→ **What to produce**
Pull out every line below holding the word "that".

→ **Items**
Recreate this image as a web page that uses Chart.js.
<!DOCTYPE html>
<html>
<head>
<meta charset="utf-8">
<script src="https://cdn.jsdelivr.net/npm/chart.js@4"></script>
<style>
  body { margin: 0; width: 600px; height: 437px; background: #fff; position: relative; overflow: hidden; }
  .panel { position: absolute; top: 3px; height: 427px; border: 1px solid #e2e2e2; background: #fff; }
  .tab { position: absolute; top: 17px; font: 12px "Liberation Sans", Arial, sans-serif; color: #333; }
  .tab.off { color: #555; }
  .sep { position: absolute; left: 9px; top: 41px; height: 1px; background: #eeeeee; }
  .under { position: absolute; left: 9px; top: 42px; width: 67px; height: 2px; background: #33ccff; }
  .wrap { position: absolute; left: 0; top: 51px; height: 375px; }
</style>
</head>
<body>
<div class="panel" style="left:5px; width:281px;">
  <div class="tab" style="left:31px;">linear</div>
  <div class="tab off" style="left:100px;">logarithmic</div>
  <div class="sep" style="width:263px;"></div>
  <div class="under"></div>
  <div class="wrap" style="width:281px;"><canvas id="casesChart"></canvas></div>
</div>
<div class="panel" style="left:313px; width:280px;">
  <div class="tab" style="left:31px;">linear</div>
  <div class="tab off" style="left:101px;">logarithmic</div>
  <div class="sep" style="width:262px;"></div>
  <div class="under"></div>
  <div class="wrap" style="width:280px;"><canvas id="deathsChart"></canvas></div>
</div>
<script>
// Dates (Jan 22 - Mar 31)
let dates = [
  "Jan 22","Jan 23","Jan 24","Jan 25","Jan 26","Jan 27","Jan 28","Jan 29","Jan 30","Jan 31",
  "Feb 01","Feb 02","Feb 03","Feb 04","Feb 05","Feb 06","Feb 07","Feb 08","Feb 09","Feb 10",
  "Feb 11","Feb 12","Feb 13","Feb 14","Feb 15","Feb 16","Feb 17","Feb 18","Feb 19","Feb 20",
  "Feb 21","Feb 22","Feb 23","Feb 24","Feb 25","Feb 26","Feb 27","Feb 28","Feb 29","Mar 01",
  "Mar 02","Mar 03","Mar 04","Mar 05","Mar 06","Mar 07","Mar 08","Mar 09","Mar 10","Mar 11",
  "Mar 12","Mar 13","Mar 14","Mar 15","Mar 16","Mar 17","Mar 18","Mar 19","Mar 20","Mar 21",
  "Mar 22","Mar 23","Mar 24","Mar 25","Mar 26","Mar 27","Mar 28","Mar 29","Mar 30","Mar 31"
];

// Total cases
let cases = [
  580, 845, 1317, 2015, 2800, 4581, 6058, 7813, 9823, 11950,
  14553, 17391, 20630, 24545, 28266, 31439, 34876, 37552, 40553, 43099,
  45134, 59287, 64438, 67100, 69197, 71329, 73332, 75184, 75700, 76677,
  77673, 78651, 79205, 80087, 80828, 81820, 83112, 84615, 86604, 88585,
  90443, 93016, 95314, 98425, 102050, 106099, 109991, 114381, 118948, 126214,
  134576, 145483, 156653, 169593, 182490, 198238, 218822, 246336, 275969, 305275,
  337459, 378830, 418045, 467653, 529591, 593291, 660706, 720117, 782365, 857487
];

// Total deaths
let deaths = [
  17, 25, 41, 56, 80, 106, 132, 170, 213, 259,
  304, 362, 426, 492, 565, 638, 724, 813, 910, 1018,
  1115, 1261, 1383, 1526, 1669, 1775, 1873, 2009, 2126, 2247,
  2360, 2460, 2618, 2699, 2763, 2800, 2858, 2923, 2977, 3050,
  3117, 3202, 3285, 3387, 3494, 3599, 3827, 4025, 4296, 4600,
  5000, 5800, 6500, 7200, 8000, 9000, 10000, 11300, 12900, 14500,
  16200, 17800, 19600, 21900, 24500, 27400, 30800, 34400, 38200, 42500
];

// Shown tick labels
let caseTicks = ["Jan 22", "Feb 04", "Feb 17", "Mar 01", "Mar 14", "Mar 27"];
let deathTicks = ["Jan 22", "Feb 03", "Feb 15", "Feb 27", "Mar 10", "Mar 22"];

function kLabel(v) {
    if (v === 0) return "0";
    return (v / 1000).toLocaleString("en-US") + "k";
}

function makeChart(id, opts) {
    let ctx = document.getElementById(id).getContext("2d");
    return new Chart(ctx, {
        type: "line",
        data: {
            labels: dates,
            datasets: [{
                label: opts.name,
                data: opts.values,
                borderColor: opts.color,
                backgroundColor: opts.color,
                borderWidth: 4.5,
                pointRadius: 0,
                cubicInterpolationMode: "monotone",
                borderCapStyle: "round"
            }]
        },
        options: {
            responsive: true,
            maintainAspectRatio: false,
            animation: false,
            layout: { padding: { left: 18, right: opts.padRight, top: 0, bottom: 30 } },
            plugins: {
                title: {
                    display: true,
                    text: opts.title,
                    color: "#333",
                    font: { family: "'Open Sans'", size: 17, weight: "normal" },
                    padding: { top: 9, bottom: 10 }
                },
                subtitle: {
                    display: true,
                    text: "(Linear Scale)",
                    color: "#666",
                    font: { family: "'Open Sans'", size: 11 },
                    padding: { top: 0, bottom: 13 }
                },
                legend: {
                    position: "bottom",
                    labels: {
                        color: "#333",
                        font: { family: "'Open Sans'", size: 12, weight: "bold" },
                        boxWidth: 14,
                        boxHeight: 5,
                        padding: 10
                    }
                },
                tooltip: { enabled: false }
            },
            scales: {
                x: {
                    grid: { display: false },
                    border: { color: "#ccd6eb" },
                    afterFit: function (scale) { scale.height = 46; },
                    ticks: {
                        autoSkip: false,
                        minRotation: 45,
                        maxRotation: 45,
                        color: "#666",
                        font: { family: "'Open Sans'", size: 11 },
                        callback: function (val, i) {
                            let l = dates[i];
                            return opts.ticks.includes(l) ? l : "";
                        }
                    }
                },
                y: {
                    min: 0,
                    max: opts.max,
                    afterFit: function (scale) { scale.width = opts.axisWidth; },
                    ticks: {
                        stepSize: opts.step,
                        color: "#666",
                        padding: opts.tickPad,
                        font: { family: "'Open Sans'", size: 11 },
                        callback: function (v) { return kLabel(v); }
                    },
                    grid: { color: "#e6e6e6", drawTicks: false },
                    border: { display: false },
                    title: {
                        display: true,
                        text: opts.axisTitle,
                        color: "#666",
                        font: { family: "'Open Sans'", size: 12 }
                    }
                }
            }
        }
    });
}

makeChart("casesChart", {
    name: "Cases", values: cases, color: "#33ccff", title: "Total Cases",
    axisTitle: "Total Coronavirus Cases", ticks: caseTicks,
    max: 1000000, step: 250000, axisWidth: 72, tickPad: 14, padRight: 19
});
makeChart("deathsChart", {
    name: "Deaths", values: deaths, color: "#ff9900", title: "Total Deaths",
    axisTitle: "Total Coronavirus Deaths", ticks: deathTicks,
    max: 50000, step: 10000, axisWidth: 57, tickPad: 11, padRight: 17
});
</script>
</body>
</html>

--

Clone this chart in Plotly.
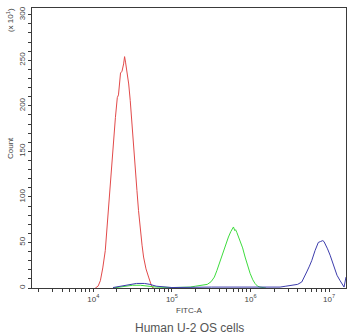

---

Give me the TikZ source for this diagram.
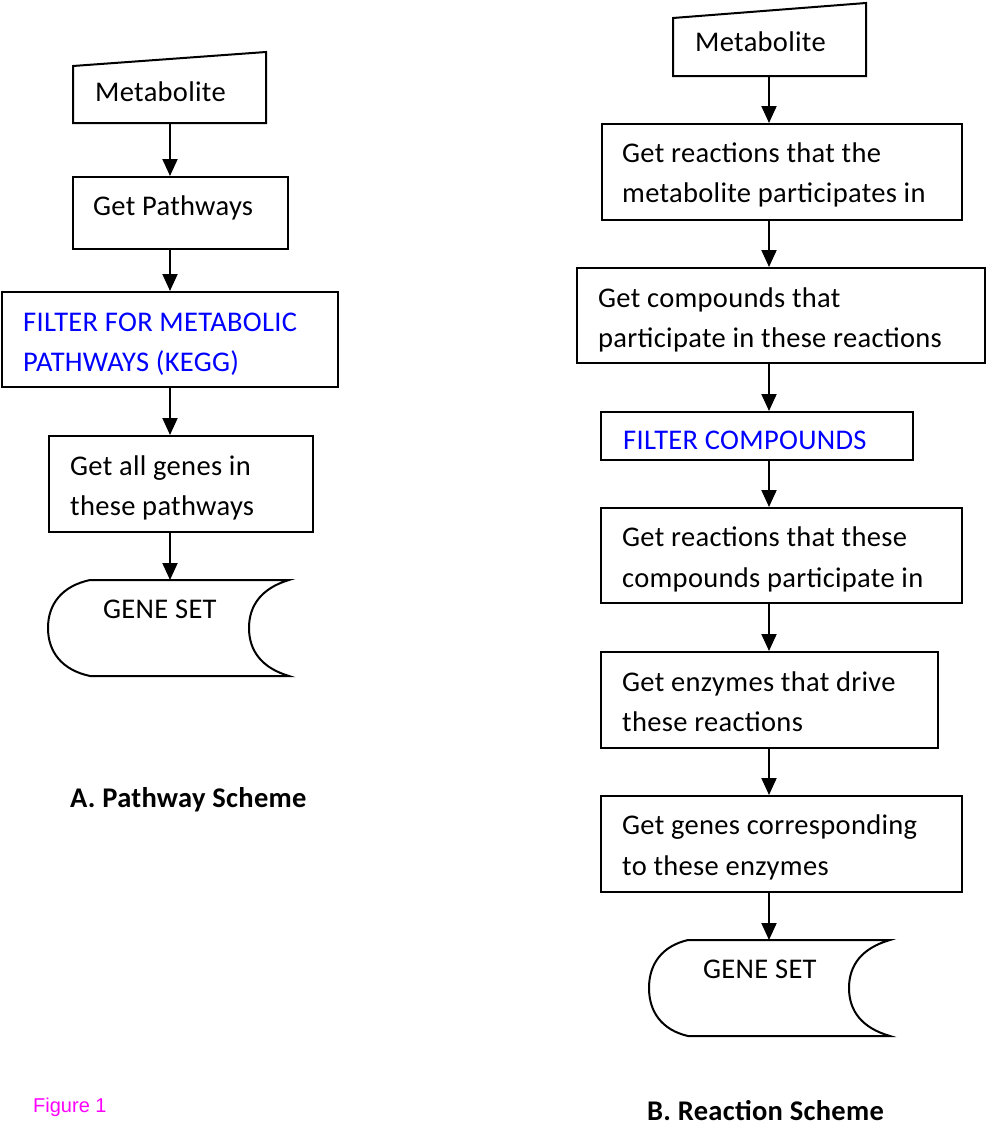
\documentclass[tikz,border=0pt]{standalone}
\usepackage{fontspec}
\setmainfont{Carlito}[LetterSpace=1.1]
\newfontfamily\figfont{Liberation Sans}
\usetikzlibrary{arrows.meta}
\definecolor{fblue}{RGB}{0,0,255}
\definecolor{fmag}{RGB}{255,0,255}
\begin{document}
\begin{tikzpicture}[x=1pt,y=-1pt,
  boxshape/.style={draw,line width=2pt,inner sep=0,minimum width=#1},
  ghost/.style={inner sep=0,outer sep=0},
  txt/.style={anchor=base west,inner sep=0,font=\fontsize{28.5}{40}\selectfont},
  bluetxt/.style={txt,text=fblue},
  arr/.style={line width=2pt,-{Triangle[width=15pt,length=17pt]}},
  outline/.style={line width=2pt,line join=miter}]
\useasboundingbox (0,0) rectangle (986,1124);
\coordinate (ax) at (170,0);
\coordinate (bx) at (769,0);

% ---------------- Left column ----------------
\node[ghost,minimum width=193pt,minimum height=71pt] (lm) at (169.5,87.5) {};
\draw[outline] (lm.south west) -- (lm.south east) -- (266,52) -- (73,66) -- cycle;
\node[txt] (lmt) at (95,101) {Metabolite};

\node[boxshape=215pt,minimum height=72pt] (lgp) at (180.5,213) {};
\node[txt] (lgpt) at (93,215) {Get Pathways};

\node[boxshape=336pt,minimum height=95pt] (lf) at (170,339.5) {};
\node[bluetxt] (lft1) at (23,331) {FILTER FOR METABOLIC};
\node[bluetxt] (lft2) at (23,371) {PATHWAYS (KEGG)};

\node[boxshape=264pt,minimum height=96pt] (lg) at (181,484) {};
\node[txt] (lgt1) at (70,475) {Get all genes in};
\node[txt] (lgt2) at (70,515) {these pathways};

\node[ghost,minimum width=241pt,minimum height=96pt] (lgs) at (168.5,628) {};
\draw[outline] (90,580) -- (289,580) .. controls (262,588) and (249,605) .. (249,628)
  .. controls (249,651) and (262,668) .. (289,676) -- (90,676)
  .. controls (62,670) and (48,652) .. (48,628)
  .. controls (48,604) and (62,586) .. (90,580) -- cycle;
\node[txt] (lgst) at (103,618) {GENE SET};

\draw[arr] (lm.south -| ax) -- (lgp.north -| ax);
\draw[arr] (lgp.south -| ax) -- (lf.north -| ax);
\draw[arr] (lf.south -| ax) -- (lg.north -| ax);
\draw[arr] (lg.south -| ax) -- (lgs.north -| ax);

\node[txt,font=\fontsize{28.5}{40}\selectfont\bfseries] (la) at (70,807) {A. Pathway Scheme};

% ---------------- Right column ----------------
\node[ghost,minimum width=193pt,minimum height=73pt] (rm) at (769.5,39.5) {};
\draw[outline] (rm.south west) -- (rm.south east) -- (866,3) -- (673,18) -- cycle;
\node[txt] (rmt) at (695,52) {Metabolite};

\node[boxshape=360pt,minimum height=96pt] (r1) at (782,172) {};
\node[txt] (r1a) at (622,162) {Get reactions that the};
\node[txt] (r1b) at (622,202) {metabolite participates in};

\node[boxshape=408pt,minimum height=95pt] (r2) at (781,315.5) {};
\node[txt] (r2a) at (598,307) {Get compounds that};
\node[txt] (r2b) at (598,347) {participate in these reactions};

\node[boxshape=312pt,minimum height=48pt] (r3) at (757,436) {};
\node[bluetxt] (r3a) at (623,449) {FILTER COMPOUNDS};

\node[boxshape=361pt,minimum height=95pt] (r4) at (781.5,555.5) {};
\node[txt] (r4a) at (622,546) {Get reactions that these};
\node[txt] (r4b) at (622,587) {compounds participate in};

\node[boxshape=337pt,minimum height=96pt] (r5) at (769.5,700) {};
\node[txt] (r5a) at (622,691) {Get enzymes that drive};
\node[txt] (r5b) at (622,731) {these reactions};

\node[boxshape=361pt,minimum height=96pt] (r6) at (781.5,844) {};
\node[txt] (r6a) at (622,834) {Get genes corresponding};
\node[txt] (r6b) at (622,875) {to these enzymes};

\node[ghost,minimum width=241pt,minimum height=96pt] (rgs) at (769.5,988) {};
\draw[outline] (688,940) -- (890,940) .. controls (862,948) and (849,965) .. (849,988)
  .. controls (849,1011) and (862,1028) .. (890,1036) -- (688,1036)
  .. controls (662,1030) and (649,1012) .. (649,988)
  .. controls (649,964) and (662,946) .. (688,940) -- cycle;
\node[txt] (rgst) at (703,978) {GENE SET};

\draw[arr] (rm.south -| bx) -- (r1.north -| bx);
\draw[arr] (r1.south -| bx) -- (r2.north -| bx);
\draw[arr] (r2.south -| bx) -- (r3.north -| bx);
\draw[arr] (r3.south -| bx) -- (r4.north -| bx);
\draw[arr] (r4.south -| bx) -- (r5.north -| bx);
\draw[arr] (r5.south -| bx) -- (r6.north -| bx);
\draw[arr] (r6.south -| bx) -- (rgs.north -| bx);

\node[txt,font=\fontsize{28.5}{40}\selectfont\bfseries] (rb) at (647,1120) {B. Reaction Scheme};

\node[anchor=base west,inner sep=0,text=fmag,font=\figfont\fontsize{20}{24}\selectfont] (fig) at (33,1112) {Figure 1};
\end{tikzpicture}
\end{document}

→ **Written answer**
Recreate this image as a web page that uses Chart.js.
\node[txt] (r1a) at (622,162) {Get reactions that the};
\node[txt] (r2a) at (598,307) {Get compounds that};
\node[txt] (r4a) at (622,546) {Get reactions that these};
\node[txt] (r5a) at (622,691) {Get enzymes that drive};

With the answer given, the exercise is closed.